Environmental damage

[edit]

Cargill's palm oil operations (2004–2010)

[edit]
Oil palms (Elaeis guineensis)

Concerns have been raised about Cargill's palm oil operations in Indonesia and Papua New Guinea by Friends of the Earth, the United Nations Food and Agriculture Organization (FAO), Rainforest Action Network (RAN), Asian Studies Association of Australia, and the Roundtable on Sustainable Palm Oil (RSPO). Cargill has corporate social responsibility policies and industry commitments to produce palm oil sustainably.

In 2004, Cargill became a certified member of the RSPO, which sets standards for palm oil production, in 2004. Certified member companies are expected to voluntarily comply with RSPO principles, criteria, and adhere to best practices.[4] RSPO 2010 investigations of Cargill, revealed that there was a "wide gulf between Cargill's palm oil operations and its stated commitments and responsibilities under the RSPO."[4]

According to a 2004 Friends of the Earth article, at that time, Cargill owned five oil palm plantations, through their oil palm arm CTP Holdings, in Indonesia and Papua New Guinea. In 2004, Cargill was the largest US importer of palm oil, sourcing the oil from at least 26 producers and buying roughly 11% of Indonesia's total oil palm output.[11]

By 2006, there had been hundreds of cases of social conflict documented at Cargill's oil palm plantations by NGOs, government, and Indonesia's National Human Rights Court.[12]

A 2006 Jakarta Post article said that Cargill purchased palm oil from many more 'worst-of-the-worst' rainforest destroyers—including Wilmar International, Sinar Mas, and Duta Palma—all of whom violate Indonesian law by burning rainforests.[13]

A 2007 FAO report said that oil palm plantations were driving the destruction of tropical rainforests around the globe. Indonesia—which had the world's highest rate of deforestation, with, on average, 20 square miles (52 km2) of rainforest destroyed everyday[14]—was ground zero for oil palm expansion, and produced more than 45 percent of the world's palm oil.[15] Palm oil is a globally traded commodity used in a wide range of consumer products, including packaged foods, cosmetics, and cleaning supplies, and as a feedstock for biofuels. Produced in the world's tropics on industrial monoculture plantations, oil palm has severe and widespread negative impacts on the environment and local people.

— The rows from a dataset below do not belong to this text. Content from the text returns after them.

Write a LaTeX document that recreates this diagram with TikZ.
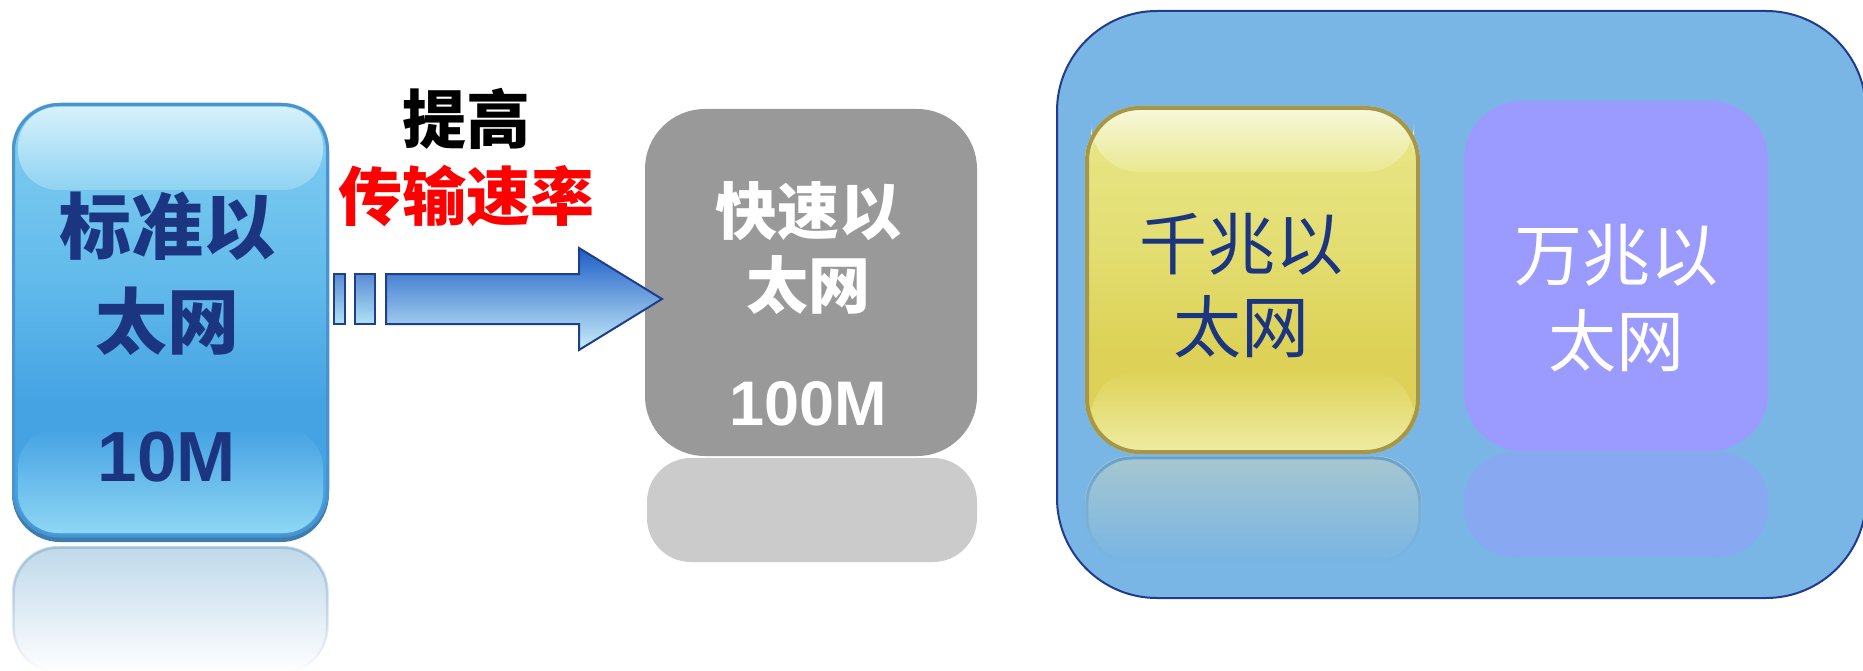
\documentclass[tikz,border=0pt]{standalone}
\usepackage{fontspec}
\setmainfont{Liberation Sans}
\newfontfamily\cjk{Noto Sans CJK SC}
\usetikzlibrary{fadings}
\definecolor{navy}{HTML}{1B3580}
\definecolor{bT}{HTML}{D6F1FB}
\definecolor{bH}{HTML}{8FD3F2}
\definecolor{bH2}{HTML}{84CFF1}
\definecolor{bM}{HTML}{62BBEB}
\definecolor{bL}{HTML}{45A2E3}
\definecolor{bB}{HTML}{8ED6F4}
\definecolor{yT}{HTML}{F7F7DA}
\definecolor{yH}{HTML}{EAE890}
\definecolor{yH2}{HTML}{E9E78A}
\definecolor{yM}{HTML}{E3DE72}
\definecolor{yL}{HTML}{DDD257}
\definecolor{yB}{HTML}{EEEBA0}
\definecolor{aT}{HTML}{1E5EC6}
\definecolor{aB}{HTML}{C8EEFA}
\definecolor{sT}{HTML}{5A8CD5}
\definecolor{sB}{HTML}{B0E2F5}
\definecolor{arrowline}{HTML}{1F3F8A}
\definecolor{grayfill}{HTML}{999999}
\definecolor{grayrefl}{HTML}{CBCBCB}
\definecolor{contfill}{HTML}{79B5E5}
\definecolor{contline}{HTML}{203C8A}
\definecolor{yline}{HTML}{A6964A}
\definecolor{purp}{HTML}{9B9BFF}
\definecolor{purprefl}{HTML}{89A8F2}
\definecolor{bline}{HTML}{4B93CE}
\definecolor{bshadow}{HTML}{3C7DB2}
\definecolor{brefl}{HTML}{B3D2E6}
\definecolor{brefline}{HTML}{9DBCD4}
\definecolor{yrefl}{HTML}{AFCBCB}
\definecolor{yrefline}{HTML}{5B9BD0}
\pgfdeclareverticalshading{bluebody}{100bp}{color(0bp)=(bL); color(25bp)=(bL); color(40bp)=(bL); color(55bp)=(bM); color(75bp)=(bH2); color(100bp)=(bH2)}
\pgfdeclareverticalshading{bluehi}{100bp}{color(0bp)=(bH); color(25bp)=(bH); color(75bp)=(bT); color(100bp)=(bT)}
\pgfdeclareverticalshading{blueband}{100bp}{color(0bp)=(bB); color(25bp)=(bB); color(75bp)=(bL); color(100bp)=(bL)}
\pgfdeclareverticalshading{yellowbody}{100bp}{color(0bp)=(yL); color(25bp)=(yL); color(40bp)=(yL); color(55bp)=(yM); color(75bp)=(yH2); color(100bp)=(yH2)}
\pgfdeclareverticalshading{yellowhi}{100bp}{color(0bp)=(yH); color(25bp)=(yH); color(75bp)=(yT); color(100bp)=(yT)}
\pgfdeclareverticalshading{yellowband}{100bp}{color(0bp)=(yB); color(25bp)=(yB); color(75bp)=(yL); color(100bp)=(yL)}
\pgfdeclareverticalshading{arrowbody}{100bp}{color(0bp)=(aB); color(25bp)=(aB); color(75bp)=(aT); color(100bp)=(aT)}
\pgfdeclareverticalshading{arrowsmall}{100bp}{color(0bp)=(sB); color(25bp)=(sB); color(75bp)=(sT); color(100bp)=(sT)}
\tikzfading[name=reflfade, top color=transparent!15, bottom color=transparent!100]
\tikzset{
  cjkbold/.style={inner sep=0pt, font=\fontsize{#1}{#1}\selectfont\cjk\bfseries},
  cjkreg/.style={inner sep=0pt, font=\fontsize{#1}{#1}\selectfont\cjk},
  latinbold/.style={inner sep=0pt, font=\fontsize{#1}{#1}\selectfont\bfseries},
}
\begin{document}
\begin{tikzpicture}[x=1pt,y=-1pt]
\useasboundingbox[fill=white] (0,0) rectangle (1863,671);
% ---- standard ethernet (blue) ----
\begin{scope}
  \clip (0,544) rectangle (340,671);
  \fill[brefl, path fading=reflfade, rounded corners=46pt] (12,546) rectangle (329,672);
  \draw[brefline, line width=2pt, path fading=reflfade, rounded corners=44pt] (14,548) rectangle (327,672);
\end{scope}
\fill[bshadow, rounded corners=48pt] (12,103) rectangle (329,542);
\shade[shading=bluebody, rounded corners=46pt] (12,103) rectangle (329,536);
\shade[shading=bluehi, rounded corners=40pt] (18,107) rectangle (323,190);
\shade[shading=blueband, rounded corners=40pt] (18,428) rectangle (323,533);
\draw[bline, line width=3pt, rounded corners=46pt] (13.5,104.5) rectangle (327.5,536);
\node[cjkbold=72, text=navy] (t1a) at (167,226) {标准以};
\node[cjkbold=72, text=navy] (t1b) at (167,321) {太网};
\node[latinbold=71, text=navy] (t1c) at (167,457) {10M};
% ---- label ----
\node[cjkbold=64, text=black] (l1) at (466,119) {提高};
\node[cjkbold=64, text=red] (l2) at (466,196) {传输速率};
% ---- fast ethernet (gray) ----
\fill[grayrefl, rounded corners=44pt] (647,458) rectangle (977,562);
\fill[grayfill, rounded corners=60pt] (645,109) rectangle (977,456);
\node[cjkbold=62, text=white] (t2a) at (808,211) {快速以};
\node[cjkbold=62, text=white] (t2b) at (808,285) {太网};
\node[latinbold=63, text=white] (t2c) at (808,404) {100M};
% ---- arrow ----
\shade[shading=arrowsmall, draw=arrowline, line width=2pt] (334,274) rectangle (345,324);
\shade[shading=arrowsmall, draw=arrowline, line width=2pt] (355,274) rectangle (375,324);
\shade[shading=arrowbody, draw=arrowline, line width=2pt] (386,274) -- (579,274) -- (579,248) -- (662,299) -- (579,350) -- (579,324) -- (386,324) -- cycle;
% ---- container ----
\draw[contline, fill=contfill, line width=2pt, rounded corners=100pt] (1057,11) rectangle (1866,598);
% gigabit (yellow)
\begin{scope}
  \clip (1080,455) rectangle (1430,562);
  \fill[yrefl, path fading=reflfade, rounded corners=46pt] (1085,456) rectangle (1422,562);
  \draw[yrefline, line width=3pt, path fading=reflfade, rounded corners=45pt] (1087,458) rectangle (1420,562);
\end{scope}
\shade[shading=yellowbody, rounded corners=55pt] (1085,106) rectangle (1420,454);
\shade[shading=yellowhi, rounded corners=48pt] (1091,110) rectangle (1414,172);
\shade[shading=yellowband, rounded corners=48pt] (1091,370) rectangle (1414,450);
\draw[yline, line width=4pt, rounded corners=53pt] (1087,108) rectangle (1418,452);
\node[cjkreg=68, text=navy] (t3a) at (1241,244) {千兆以};
\node[cjkreg=68, text=navy] (t3b) at (1241,327) {太网};
% 10G (purple)
\fill[purprefl, rounded corners=50pt] (1464,452) rectangle (1768,557);
\fill[purp, rounded corners=58pt] (1464,101) rectangle (1768,451);
\node[cjkreg=68, text=white] (t4a) at (1616,255) {万兆以};
\node[cjkreg=68, text=white] (t4b) at (1616,341) {太网};
\end{tikzpicture}
\end{document}
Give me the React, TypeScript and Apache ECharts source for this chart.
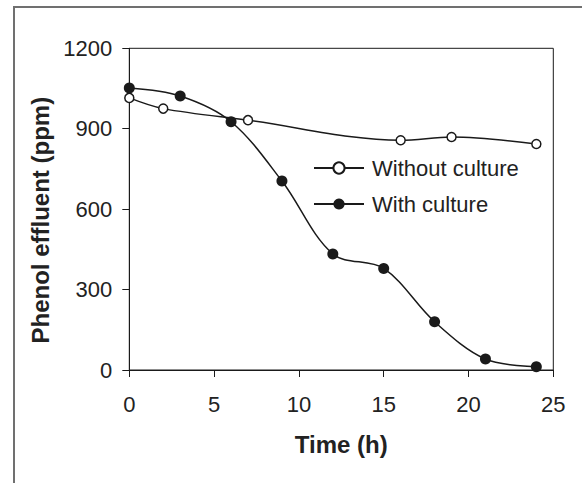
import React, { useEffect, useRef } from "react";
import * as echarts from "echarts";

const withoutTime = [0, 2, 7, 16, 19, 24];
const withoutValues = [1015, 975, 932, 857, 869, 843];
const withTime = [0, 3, 6, 9, 12, 15, 18, 21, 24];
const withValues = [1052, 1022, 926, 705, 433, 379, 180, 41, 12];
const seriesNames = ["Without culture", "With culture"];
const xTitle = "Time (h)";
const yTitle = "Phenol effluent (ppm)";

const FONT = "'Liberation Sans', Arial, sans-serif";

export default function App() {
  const ref = useRef<HTMLDivElement>(null);
  useEffect(() => {
    if (!ref.current) return;
    const chart = echarts.init(ref.current, undefined, { renderer: "svg" });
    const ink = "#1a1a1a";
    chart.setOption({
      animation: false,
      backgroundColor: "#ffffff",
      textStyle: { fontFamily: FONT },
      graphic: [
        {
          type: "polyline",
          shape: { points: [[14, 483], [14, 7], [582, 7]] },
          style: { stroke: "#707070", lineWidth: 2, fill: null },
          silent: true,
        },
      ],
      grid: {
        left: 129.3,
        right: 28.7,
        top: 48.3,
        bottom: 113,
        show: true,
        borderColor: ink,
        borderWidth: 1,
        backgroundColor: "transparent",
      },
      legend: {
        orient: "vertical",
        left: 313,
        top: 157,
        padding: 0,
        itemWidth: 50,
        itemHeight: 14,
        itemGap: 14,
        data: seriesNames,
        textStyle: { fontFamily: FONT, fontSize: 22, color: "#222", padding: [0, 0, 0, 3] },
      },
      xAxis: {
        type: "value",
        min: 0,
        max: 25,
        interval: 5,
        name: xTitle,
        nameLocation: "middle",
        nameGap: 62,
        nameTextStyle: { fontFamily: FONT, fontSize: 24, fontWeight: "bold", color: "#222" },
        axisLine: { show: true, lineStyle: { color: ink, width: 1 } },
        axisTick: { show: true, inside: false, length: 7, lineStyle: { color: ink } },
        axisLabel: { fontFamily: FONT, fontSize: 22, color: "#222", margin: 23 },
        splitLine: { show: false },
      },
      yAxis: {
        type: "value",
        min: 0,
        max: 1200,
        interval: 300,
        name: yTitle,
        nameLocation: "middle",
        nameGap: 76,
        nameTextStyle: {
          fontFamily: FONT,
          fontSize: 24,
          fontWeight: "bold",
          color: "#222",
          padding: [0, 22, 0, 0],
        },
        axisLine: { show: true, lineStyle: { color: ink, width: 1 } },
        axisTick: { show: true, inside: false, length: 7, lineStyle: { color: ink } },
        axisLabel: {
          fontFamily: FONT,
          fontSize: 22,
          color: "#222",
          margin: 17,
          formatter: (v: number) => String(v),
        },
        splitLine: { show: false },
      },
      series: [
        {
          name: seriesNames[0],
          type: "line",
          data: withoutTime.map((t, i) => [t, withoutValues[i]]),
          smooth: 0.34,
          symbol: "circle",
          symbolSize: 9,
          showAllSymbol: true,
          lineStyle: { color: ink, width: 1.5 },
          itemStyle: { color: "#ffffff", borderColor: ink, borderWidth: 1.5 },
          z: 3,
        },
        {
          name: seriesNames[1],
          type: "line",
          data: withTime.map((t, i) => [t, withValues[i]]),
          smooth: 0.34,
          symbol: "circle",
          symbolSize: 11,
          showAllSymbol: true,
          lineStyle: { color: ink, width: 1.5 },
          itemStyle: { color: ink, borderColor: ink, borderWidth: 0 },
          z: 4,
        },
      ],
    });
    return () => chart.dispose();
  }, []);
  return (
    <div
      ref={ref}
      style={{ position: "fixed", left: 0, top: 0, width: 582, height: 483, background: "#fff" }}
    />
  );
}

It was reported at the 2008 Asian Studies Association of Australia, that local communities had lost their ancestral forests and farmland to Cargill's oil palm plantations. These communities were not properly compensated for their lands, nor did they give their free, prior, and informed consent for the conversion of their lands to industrial monoculture.[16]

According to the Rainforest Action Network, by 2009, 83,000 hectares of Cargill's five directly owned oil palm plantations had been carved out of lowland rainforests, causing massive deforestation. At that time, Cargill was actively clearing forest in Borneo at their PT Harapan Sawit Lestari plantation without an environmental impact assessment, which was required by Indonesian law.[17]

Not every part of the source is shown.